Prosecutors have charged 50 people, including 33 parents, with playing a role in the scheme. "Full House" star Loughlin has pleaded not guilty, while "Desperate Housewives" actress Huffman is due to plead guilty on May 21.
The fraud involved phony test-takers and doctored photos presenting non-athletic children as star athletes, prosecutors said.
On Tuesday, Toby MacFarlane, a former insurance executive from California accused of paying $450,000 to facilitate the admission of his children to USC as purported athletic recruits, also struck a plea deal, according to court papers.
Lawyers for Janke and MacFarlane did not respond to requests for comment.
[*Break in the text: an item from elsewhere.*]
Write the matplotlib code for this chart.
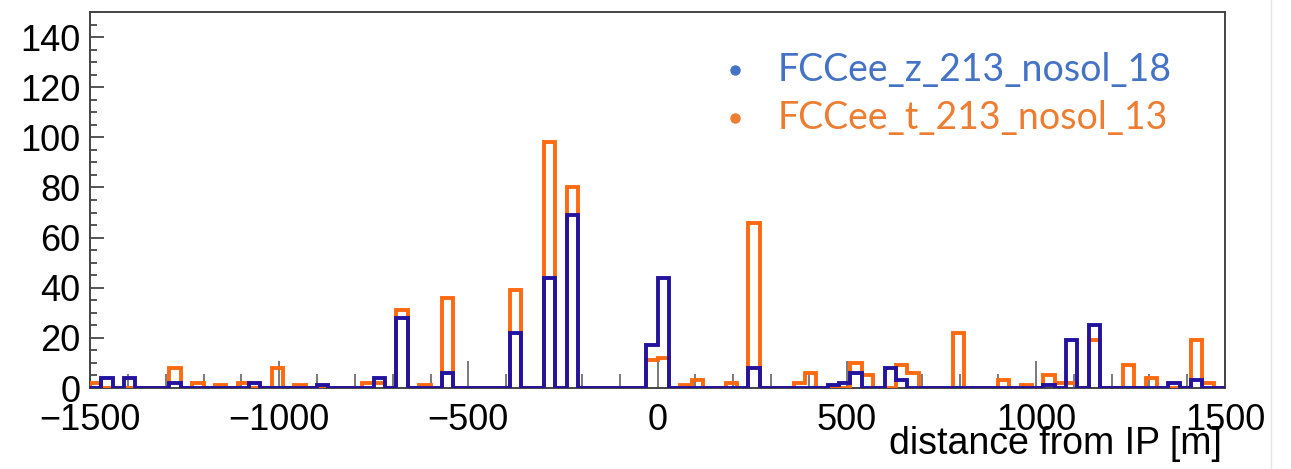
import numpy as np
import matplotlib
matplotlib.use("Agg")
import matplotlib.pyplot as plt
from matplotlib.ticker import MultipleLocator
from matplotlib.lines import Line2D

# 30 m bins from -1500 m to +1500 m
bin_edges = np.arange(-1500, 1501, 30)

# counts per bin, FCCee_t_213_nosol_13
counts_t = [
    2, 0, 0, 0, 0, 0, 0, 8, 0, 2,
    0, 1, 0, 2, 0, 0, 8, 0, 1, 0,
    0, 0, 0, 0, 2, 2, 0, 31, 0, 1,
    0, 36, 0, 0, 0, 0, 0, 39, 0, 0,
    98, 0, 80, 0, 0, 0, 0, 0, 0, 11,
    12, 0, 1, 3, 0, 0, 2, 0, 66, 0,
    0, 0, 2, 6, 0, 0, 0, 10, 5, 0,
    0, 9, 6, 0, 0, 0, 22, 0, 0, 0,
    3, 0, 1, 0, 5, 2, 2, 0, 19, 0,
    0, 9, 0, 4, 0, 0, 0, 19, 2, 0,
]

# counts per bin, FCCee_z_213_nosol_18
counts_z = [
    0, 4, 0, 4, 0, 0, 0, 2, 0, 0,
    0, 0, 0, 0, 2, 0, 0, 0, 0, 0,
    1, 0, 0, 0, 0, 4, 0, 28, 0, 0,
    0, 6, 0, 0, 0, 0, 0, 22, 0, 0,
    44, 0, 69, 0, 0, 0, 0, 0, 0, 17,
    44, 0, 0, 0, 0, 0, 0, 0, 8, 0,
    0, 0, 0, 0, 0, 1, 2, 6, 0, 0,
    8, 3, 0, 0, 0, 0, 0, 0, 0, 0,
    0, 0, 0, 0, 1, 0, 19, 0, 25, 0,
    0, 0, 0, 0, 0, 2, 0, 3, 0, 0,
]

legend_labels = ["FCCee_z_213_nosol_18", "FCCee_t_213_nosol_13"]
legend_colors = ["#4472c4", "#ed7d31"]

col_t = "#ff6a10"
col_z = "#24139e"

W, H = 1291, 469
fig = plt.figure(figsize=(W / 100, H / 100), dpi=100)
fig.patch.set_facecolor("white")
ax = fig.add_axes([90 / W, 1 - 388 / H, (1225 - 90) / W, (388 - 12) / H])

ax.stairs(counts_t, bin_edges, baseline=0, fill=False, color=col_t, lw=2.8, zorder=3)
ax.stairs(counts_z, bin_edges, baseline=0, fill=False, color=col_z, lw=2.8, zorder=4)

ax.set_xlim(-1500, 1500)
ax.set_ylim(0, 150)

font = "Liberation Sans"
ax.xaxis.set_major_locator(MultipleLocator(500))
ax.xaxis.set_minor_locator(MultipleLocator(100))
ax.yaxis.set_minor_locator(MultipleLocator(5))
ax.set_yticks(np.arange(0, 141, 20))

ax.tick_params(axis="x", which="major", direction="in", length=19.5, width=1.4,
               color="#7a7a7a", pad=11, labelsize=26)
ax.tick_params(axis="x", which="minor", direction="in", length=10, width=1.4,
               color="#7a7a7a")
ax.tick_params(axis="y", which="major", direction="in", length=10, width=1.4,
               color="#555555", pad=7, labelsize=26)
ax.tick_params(axis="y", which="minor", direction="in", length=5, width=1.4,
               color="#555555")
for lab in ax.get_xticklabels() + ax.get_yticklabels():
    lab.set_fontfamily(font)

for sp in ax.spines.values():
    sp.set_color("#444444")
    sp.set_linewidth(1.4)

# axis title, right-aligned under the frame
fig.text(1222 / W, 1 - 454 / H, "distance from IP [m]", fontsize=27,
         family=font, ha="right", va="baseline")

# bullet-style legend in the upper right
for i, (lab, c) in enumerate(zip(legend_labels, legend_colors)):
    yf = 1 - (70 + i * 48) / H
    fig.add_artist(Line2D([735 / W], [yf], marker="o", markersize=6.5,
                          color=c, linestyle="none"))
    fig.text(778 / W, yf, lab, color=c, fontsize=27, family="Lato",
             va="center", ha="left")

# thin page edge on the right
fig.add_artist(Line2D([1271 / W, 1271 / W], [0, 1], color="#e4e4e4", lw=1))

fig.savefig("out.png", dpi=100)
California college admissions consultant William "Rick" Singer pleaded guilty in March to charges that he helped parents facilitate cheating on college entrance exams and bribed coaches at universities to falsely present the children as athletic recruits.
Prosecutors alleged that Janke and USC women's soccer head coach Ali Khosroshahin accepted bribes from Singer to designate students as recruited athletes.
The pair designated four children of Singer's clients as recruits in exchange for $350,000 directed to a private soccer club Janke controlled with Khosroshahin, according to a March indictment.
Khosroshahin has pleaded not guilty.
After leaving USC, Janke also helped Singer fabricate athletic profiles for students seeking admission to schools including USC, Yale and Stanford University that made them appear to be successful athletes, prosecutors said.
Prosecutors said that among the children Janke created such a profile for was the younger daughter of Loughlin and her fashion designer husband, Mossimo Giannulli.
Loughlin and Giannulli agreed with Singer to pay $500,000 to have their two daughters named as recruits to USC's crew team, even though they did not row competitively, to help them gain admission, according to prosecutors.